• [DATA EXCERPT]:
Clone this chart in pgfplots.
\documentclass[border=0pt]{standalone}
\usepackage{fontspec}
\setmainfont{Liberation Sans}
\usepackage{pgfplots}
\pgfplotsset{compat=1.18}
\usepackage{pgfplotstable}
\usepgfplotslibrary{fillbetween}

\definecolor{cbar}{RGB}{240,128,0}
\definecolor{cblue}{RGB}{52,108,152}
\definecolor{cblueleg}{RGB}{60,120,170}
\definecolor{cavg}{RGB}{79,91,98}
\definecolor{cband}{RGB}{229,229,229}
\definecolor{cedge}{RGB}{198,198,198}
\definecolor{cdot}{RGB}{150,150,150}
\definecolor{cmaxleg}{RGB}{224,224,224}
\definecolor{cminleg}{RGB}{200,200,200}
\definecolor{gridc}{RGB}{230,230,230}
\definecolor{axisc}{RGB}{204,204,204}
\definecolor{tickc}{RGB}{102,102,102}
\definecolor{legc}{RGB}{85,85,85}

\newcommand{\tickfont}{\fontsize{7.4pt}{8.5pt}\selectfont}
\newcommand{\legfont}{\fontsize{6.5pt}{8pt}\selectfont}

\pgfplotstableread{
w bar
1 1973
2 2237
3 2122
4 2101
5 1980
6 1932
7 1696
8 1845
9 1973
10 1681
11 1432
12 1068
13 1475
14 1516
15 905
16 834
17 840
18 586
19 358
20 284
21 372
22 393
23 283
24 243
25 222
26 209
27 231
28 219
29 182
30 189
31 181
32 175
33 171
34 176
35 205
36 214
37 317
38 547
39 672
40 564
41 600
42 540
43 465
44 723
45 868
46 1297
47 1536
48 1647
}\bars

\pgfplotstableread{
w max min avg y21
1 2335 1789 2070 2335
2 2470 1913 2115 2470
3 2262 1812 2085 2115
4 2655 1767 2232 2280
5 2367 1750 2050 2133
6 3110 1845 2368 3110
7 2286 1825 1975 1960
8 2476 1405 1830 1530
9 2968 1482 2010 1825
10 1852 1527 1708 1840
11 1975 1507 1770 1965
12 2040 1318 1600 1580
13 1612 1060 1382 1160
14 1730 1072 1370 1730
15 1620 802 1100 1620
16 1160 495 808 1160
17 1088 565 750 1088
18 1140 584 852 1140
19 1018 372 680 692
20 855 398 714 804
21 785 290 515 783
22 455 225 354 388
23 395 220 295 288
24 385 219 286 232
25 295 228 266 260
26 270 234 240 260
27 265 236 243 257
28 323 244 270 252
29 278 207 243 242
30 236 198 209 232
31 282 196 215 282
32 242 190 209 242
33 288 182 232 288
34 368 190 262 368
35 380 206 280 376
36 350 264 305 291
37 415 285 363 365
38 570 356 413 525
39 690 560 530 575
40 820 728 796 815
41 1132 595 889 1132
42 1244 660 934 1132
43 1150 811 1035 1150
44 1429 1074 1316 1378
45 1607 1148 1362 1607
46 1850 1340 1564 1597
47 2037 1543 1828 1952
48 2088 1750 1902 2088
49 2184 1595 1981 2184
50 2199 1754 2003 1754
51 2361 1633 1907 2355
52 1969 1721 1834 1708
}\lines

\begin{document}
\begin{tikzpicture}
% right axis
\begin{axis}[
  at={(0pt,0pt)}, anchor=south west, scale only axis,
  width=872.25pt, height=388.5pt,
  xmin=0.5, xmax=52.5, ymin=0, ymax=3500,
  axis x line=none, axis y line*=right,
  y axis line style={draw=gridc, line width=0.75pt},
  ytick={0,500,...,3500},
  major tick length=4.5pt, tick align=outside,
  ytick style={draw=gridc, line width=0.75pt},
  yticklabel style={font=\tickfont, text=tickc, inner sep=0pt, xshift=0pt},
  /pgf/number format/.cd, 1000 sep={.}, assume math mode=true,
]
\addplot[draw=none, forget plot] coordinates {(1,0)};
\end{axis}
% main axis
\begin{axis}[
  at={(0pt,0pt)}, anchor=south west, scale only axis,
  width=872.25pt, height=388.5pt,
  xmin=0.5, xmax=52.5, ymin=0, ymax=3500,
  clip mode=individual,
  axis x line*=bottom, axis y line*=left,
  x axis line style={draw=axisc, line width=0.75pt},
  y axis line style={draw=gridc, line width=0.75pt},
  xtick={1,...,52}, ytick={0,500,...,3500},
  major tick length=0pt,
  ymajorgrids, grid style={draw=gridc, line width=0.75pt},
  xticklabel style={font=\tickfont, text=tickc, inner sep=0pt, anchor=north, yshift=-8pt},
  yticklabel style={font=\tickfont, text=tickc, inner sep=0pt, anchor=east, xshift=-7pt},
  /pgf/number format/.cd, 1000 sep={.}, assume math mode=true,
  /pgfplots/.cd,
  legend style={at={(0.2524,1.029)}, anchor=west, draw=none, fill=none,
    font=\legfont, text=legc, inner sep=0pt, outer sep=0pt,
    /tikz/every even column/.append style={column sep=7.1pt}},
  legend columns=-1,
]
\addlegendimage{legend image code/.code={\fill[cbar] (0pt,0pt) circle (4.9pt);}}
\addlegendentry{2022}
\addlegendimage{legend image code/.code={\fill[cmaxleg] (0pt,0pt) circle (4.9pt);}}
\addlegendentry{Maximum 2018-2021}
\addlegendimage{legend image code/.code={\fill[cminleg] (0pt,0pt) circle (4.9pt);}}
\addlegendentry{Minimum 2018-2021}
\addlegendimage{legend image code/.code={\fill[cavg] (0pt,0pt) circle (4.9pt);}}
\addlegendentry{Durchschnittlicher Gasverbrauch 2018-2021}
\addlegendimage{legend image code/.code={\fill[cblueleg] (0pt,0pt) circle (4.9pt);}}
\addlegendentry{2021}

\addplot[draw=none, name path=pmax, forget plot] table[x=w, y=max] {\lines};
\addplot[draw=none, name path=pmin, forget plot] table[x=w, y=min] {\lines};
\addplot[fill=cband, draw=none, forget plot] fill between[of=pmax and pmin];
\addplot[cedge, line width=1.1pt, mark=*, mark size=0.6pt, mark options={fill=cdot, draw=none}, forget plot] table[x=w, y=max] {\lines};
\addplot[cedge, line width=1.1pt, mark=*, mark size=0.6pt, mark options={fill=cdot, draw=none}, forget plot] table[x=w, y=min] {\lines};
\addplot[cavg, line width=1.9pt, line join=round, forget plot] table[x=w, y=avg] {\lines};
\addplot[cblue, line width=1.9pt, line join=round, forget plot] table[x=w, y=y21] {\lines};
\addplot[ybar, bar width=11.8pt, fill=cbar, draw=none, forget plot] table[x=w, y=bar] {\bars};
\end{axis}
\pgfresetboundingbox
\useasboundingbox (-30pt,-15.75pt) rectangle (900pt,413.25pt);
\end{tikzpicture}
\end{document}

• [WHAT YOU WILL DO]: Give every line of the material again, exactly as it reads.

• [THE COMPLETED TASK]:
Clone this chart in pgfplots.
\documentclass[border=0pt]{standalone}
\usepackage{fontspec}
\setmainfont{Liberation Sans}
\usepackage{pgfplots}
\pgfplotsset{compat=1.18}
\usepackage{pgfplotstable}
\usepgfplotslibrary{fillbetween}

\definecolor{cbar}{RGB}{240,128,0}
\definecolor{cblue}{RGB}{52,108,152}
\definecolor{cblueleg}{RGB}{60,120,170}
\definecolor{cavg}{RGB}{79,91,98}
\definecolor{cband}{RGB}{229,229,229}
\definecolor{cedge}{RGB}{198,198,198}
\definecolor{cdot}{RGB}{150,150,150}
\definecolor{cmaxleg}{RGB}{224,224,224}
\definecolor{cminleg}{RGB}{200,200,200}
\definecolor{gridc}{RGB}{230,230,230}
\definecolor{axisc}{RGB}{204,204,204}
\definecolor{tickc}{RGB}{102,102,102}
\definecolor{legc}{RGB}{85,85,85}

\newcommand{\tickfont}{\fontsize{7.4pt}{8.5pt}\selectfont}
\newcommand{\legfont}{\fontsize{6.5pt}{8pt}\selectfont}

\pgfplotstableread{
w bar
1 1973
2 2237
3 2122
4 2101
5 1980
6 1932
7 1696
8 1845
9 1973
10 1681
11 1432
12 1068
13 1475
14 1516
15 905
16 834
17 840
18 586
19 358
20 284
21 372
22 393
23 283
24 243
25 222
26 209
27 231
28 219
29 182
30 189
31 181
32 175
33 171
34 176
35 205
36 214
37 317
38 547
39 672
40 564
41 600
42 540
43 465
44 723
45 868
46 1297
47 1536
48 1647
}\bars

\pgfplotstableread{
w max min avg y21
1 2335 1789 2070 2335
2 2470 1913 2115 2470
3 2262 1812 2085 2115
4 2655 1767 2232 2280
5 2367 1750 2050 2133
6 3110 1845 2368 3110
7 2286 1825 1975 1960
8 2476 1405 1830 1530
9 2968 1482 2010 1825
10 1852 1527 1708 1840
11 1975 1507 1770 1965
12 2040 1318 1600 1580
13 1612 1060 1382 1160
14 1730 1072 1370 1730
15 1620 802 1100 1620
16 1160 495 808 1160
17 1088 565 750 1088
18 1140 584 852 1140
19 1018 372 680 692
20 855 398 714 804
21 785 290 515 783
22 455 225 354 388
23 395 220 295 288
24 385 219 286 232
25 295 228 266 260
26 270 234 240 260
27 265 236 243 257
28 323 244 270 252
29 278 207 243 242
30 236 198 209 232
31 282 196 215 282
32 242 190 209 242
33 288 182 232 288
34 368 190 262 368
35 380 206 280 376
36 350 264 305 291
37 415 285 363 365
38 570 356 413 525
39 690 560 530 575
40 820 728 796 815
41 1132 595 889 1132
42 1244 660 934 1132
43 1150 811 1035 1150
44 1429 1074 1316 1378
45 1607 1148 1362 1607
46 1850 1340 1564 1597
47 2037 1543 1828 1952
48 2088 1750 1902 2088
49 2184 1595 1981 2184
50 2199 1754 2003 1754
51 2361 1633 1907 2355
52 1969 1721 1834 1708
}\lines

\begin{document}
\begin{tikzpicture}
% right axis
\begin{axis}[
  at={(0pt,0pt)}, anchor=south west, scale only axis,
  width=872.25pt, height=388.5pt,
  xmin=0.5, xmax=52.5, ymin=0, ymax=3500,
  axis x line=none, axis y line*=right,
  y axis line style={draw=gridc, line width=0.75pt},
  ytick={0,500,...,3500},
  major tick length=4.5pt, tick align=outside,
  ytick style={draw=gridc, line width=0.75pt},
  yticklabel style={font=\tickfont, text=tickc, inner sep=0pt, xshift=0pt},
  /pgf/number format/.cd, 1000 sep={.}, assume math mode=true,
]
\addplot[draw=none, forget plot] coordinates {(1,0)};
\end{axis}
% main axis
\begin{axis}[
  at={(0pt,0pt)}, anchor=south west, scale only axis,
  width=872.25pt, height=388.5pt,
  xmin=0.5, xmax=52.5, ymin=0, ymax=3500,
  clip mode=individual,
  axis x line*=bottom, axis y line*=left,
  x axis line style={draw=axisc, line width=0.75pt},
  y axis line style={draw=gridc, line width=0.75pt},
  xtick={1,...,52}, ytick={0,500,...,3500},
  major tick length=0pt,
  ymajorgrids, grid style={draw=gridc, line width=0.75pt},
  xticklabel style={font=\tickfont, text=tickc, inner sep=0pt, anchor=north, yshift=-8pt},
  yticklabel style={font=\tickfont, text=tickc, inner sep=0pt, anchor=east, xshift=-7pt},
  /pgf/number format/.cd, 1000 sep={.}, assume math mode=true,
  /pgfplots/.cd,
  legend style={at={(0.2524,1.029)}, anchor=west, draw=none, fill=none,
    font=\legfont, text=legc, inner sep=0pt, outer sep=0pt,
    /tikz/every even column/.append style={column sep=7.1pt}},
  legend columns=-1,
]
\addlegendimage{legend image code/.code={\fill[cbar] (0pt,0pt) circle (4.9pt);}}
\addlegendentry{2022}
\addlegendimage{legend image code/.code={\fill[cmaxleg] (0pt,0pt) circle (4.9pt);}}
\addlegendentry{Maximum 2018-2021}
\addlegendimage{legend image code/.code={\fill[cminleg] (0pt,0pt) circle (4.9pt);}}
\addlegendentry{Minimum 2018-2021}
\addlegendimage{legend image code/.code={\fill[cavg] (0pt,0pt) circle (4.9pt);}}
\addlegendentry{Durchschnittlicher Gasverbrauch 2018-2021}
\addlegendimage{legend image code/.code={\fill[cblueleg] (0pt,0pt) circle (4.9pt);}}
\addlegendentry{2021}

\addplot[draw=none, name path=pmax, forget plot] table[x=w, y=max] {\lines};
\addplot[draw=none, name path=pmin, forget plot] table[x=w, y=min] {\lines};
\addplot[fill=cband, draw=none, forget plot] fill between[of=pmax and pmin];
\addplot[cedge, line width=1.1pt, mark=*, mark size=0.6pt, mark options={fill=cdot, draw=none}, forget plot] table[x=w, y=max] {\lines};
\addplot[cedge, line width=1.1pt, mark=*, mark size=0.6pt, mark options={fill=cdot, draw=none}, forget plot] table[x=w, y=min] {\lines};
\addplot[cavg, line width=1.9pt, line join=round, forget plot] table[x=w, y=avg] {\lines};
\addplot[cblue, line width=1.9pt, line join=round, forget plot] table[x=w, y=y21] {\lines};
\addplot[ybar, bar width=11.8pt, fill=cbar, draw=none, forget plot] table[x=w, y=bar] {\bars};
\end{axis}
\pgfresetboundingbox
\useasboundingbox (-30pt,-15.75pt) rectangle (900pt,413.25pt);
\end{tikzpicture}
\end{document}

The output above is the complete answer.